When I talk to someone about Play the Monster Blind, they are quick to talk about “Jesus Christ, Murdeena.” A story about an always-walking young woman who stops wearing shoes and starts telling people she is Jesus, round 2. Where did this idea come from?
It’s a straightforward metaphor for what Alice Munro identifies as the “who do you think you are” factor of growing up in small towns. Never dream, never imagine great things, never suppose the world holds anything more in store for you than it does for anyone else. I remember the moment I came up with the idea for the story. I was making a joke about something—some decision I’d made when I was young that had astonished and exasperated some people. I spoke the words: “You’d think I’d announced that I was Jesus Christ or something.”
All of your work has a rare and highly enjoyable liveliness to it. Particularly your characters. In my review of Strange Heaven, I’ve said, “If characters could get any more real or fun to read about, then Lynn Coady would make all the real-life people you know seem dull and unconvincing.” What’s your favourite character from all of your novels?

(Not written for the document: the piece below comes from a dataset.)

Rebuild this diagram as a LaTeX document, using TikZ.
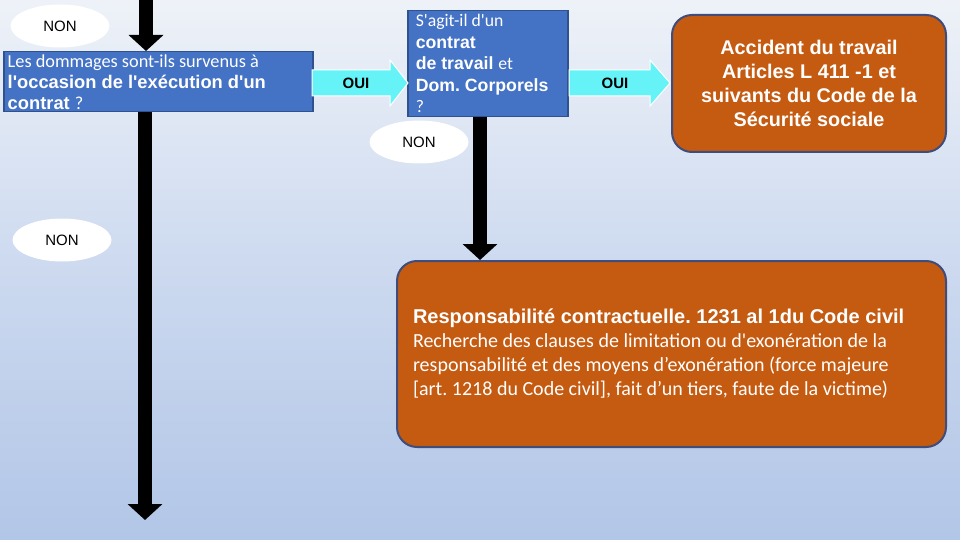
\documentclass[tikz,border=0pt]{standalone}
\usepackage{fontspec}
\setmainfont{Liberation Sans}
\newfontfamily\calfont{Carlito}
\newfontfamily\arifont{Liberation Sans}
\usetikzlibrary{arrows.meta,shapes.geometric}
\definecolor{bluebox}{HTML}{4472C4}
\definecolor{blueline}{HTML}{2F528F}
\definecolor{orangebox}{HTML}{C55A11}
\definecolor{orangeline}{HTML}{404C7A}
\definecolor{cyanarrow}{HTML}{66F3F7}
\definecolor{bgtop}{HTML}{EEF2F8}
\definecolor{bgmid}{HTML}{CCD9EF}
\definecolor{bgbot}{HTML}{B2C6E7}
\frenchspacing
\begin{document}
\frenchspacing
\begin{tikzpicture}[x=1pt,y=-1pt,
  bluebx/.style={draw=blueline, line width=1.5pt, fill=bluebox, text=white, anchor=north west, align=flush left, inner ysep=0pt},
  orangebx/.style={draw=orangeline, line width=2pt, fill=orangebox, text=white, anchor=north west, rounded corners=20pt},
  nonlbl/.style={ellipse, fill=white, minimum width=99pt, minimum height=43pt, inner sep=0pt, font=\arifont\fontsize{15}{18}\selectfont},
  ouilbl/.style={inner sep=0pt, font=\arifont\bfseries\fontsize{15}{18}\selectfont},
  cyanarr/.style={fill=cyanarrow, draw=white, line width=1pt},
  blackarr/.style={line width=14pt, -{Triangle[width=34pt,length=16pt]}}
]
\useasboundingbox (0,0) rectangle (960,540);
\shade[top color=bgtop, bottom color=bgbot, middle color=bgmid] (0,0) rectangle (960,540);

% boxes
\node[bluebx, minimum width=309pt, minimum height=60pt, text width=301pt, inner xsep=4pt,
  font=\fontsize{18.3}{21}\selectfont\frenchspacing] (b1) at (3,51)
  {{\calfont Les dommages sont-ils survenus à}\\
   {\arifont\bfseries l'occasion de l'exécution d'un}\\
   {\arifont\bfseries contrat} {\calfont ?}};

\node[bluebx, minimum width=160pt, minimum height=106pt, text width=144pt, inner xsep=8pt,
  font=\fontsize{17.7}{21.5}\selectfont\frenchspacing] (b2) at (407,10)
  {{\calfont S'agit-il d'un}\\
   {\arifont\bfseries contrat}\\
   {\arifont\bfseries de travail} {\calfont et}\\
   {\arifont\bfseries Dom. Corporels}\\
   {\calfont ?}};

\node[orangebx, minimum width=274pt, minimum height=137pt, align=center,
  font=\arifont\bfseries\fontsize{19.8}{24}\selectfont] (b3) at (671,14)
  {Accident du travail\\Articles L 411 -1 et\\suivants du Code de la\\Sécurité sociale};

\node[orangebx, minimum width=549pt, minimum height=186pt, text width=517pt, inner xsep=16pt, align=flush left,
  font=\fontsize{20}{24}\selectfont\frenchspacing] (b4) at (396,260)
  {{\arifont\bfseries Responsabilité contractuelle. 1231 al 1du Code civil}\\
   {\calfont Recherche des clauses de limitation ou d'exonération de la}\\
   {\calfont responsabilité et des moyens d’exonération (force majeure}\\
   {\calfont [art. 1218 du Code civil], fait d’un tiers, faute de la victime)}};

% black arrows
\coordinate (topstart) at (146,0);
\coordinate (longend) at (145,520);
\draw[blackarr] (topstart) -- (topstart |- b1.north);
\draw[blackarr] (longend |- b1.south) -- (longend);
\coordinate (midx) at (480,0);
\draw[blackarr] (midx |- b2.south) -- (midx |- b4.north);

% cyan arrows
\path[cyanarr] (312,70) -- (390,70) -- (390,60) -- (408,83) -- (390,106) -- (390,96) -- (312,96) -- cycle;
\node[ouilbl] (oui1) at (356,83) {OUI};
\path[cyanarr] (569,70) -- (650,70) -- (650,60) -- (670,83) -- (650,106) -- (650,96) -- (569,96) -- cycle;
\node[ouilbl] (oui2) at (615,83) {OUI};

% NON labels
\node[nonlbl] (non1) at (60,26) {NON};
\node[nonlbl] (non2) at (62,240) {NON};
\node[nonlbl] (non3) at (419,142) {NON};
\end{tikzpicture}
\end{document}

I think Isadore from Saints of Big Harbour, because I pushed him very far, in terms of his unconscionable behavior, and he kept surprising me—he would one up me. He’d be like: Oh yeah, you think that’s bad? Well what if I do this? And I’d be appalled. But even more exciting than his capacity for bad behavior was his ability to deflect blame—he did it automatically, without a moment’s reflection. He’s the kind of character you just let loose on the page and sit back and watch in astonishment.
Your work tends to be a delicate balance of laugh-out-loud humour and gasp-out-loud moments of pathos. Is this just how it comes out, or is it intentional?
It’s just how it comes out. Writing fiction is a kind of primal scream therapy for me. I just close my eyes and give ‘er.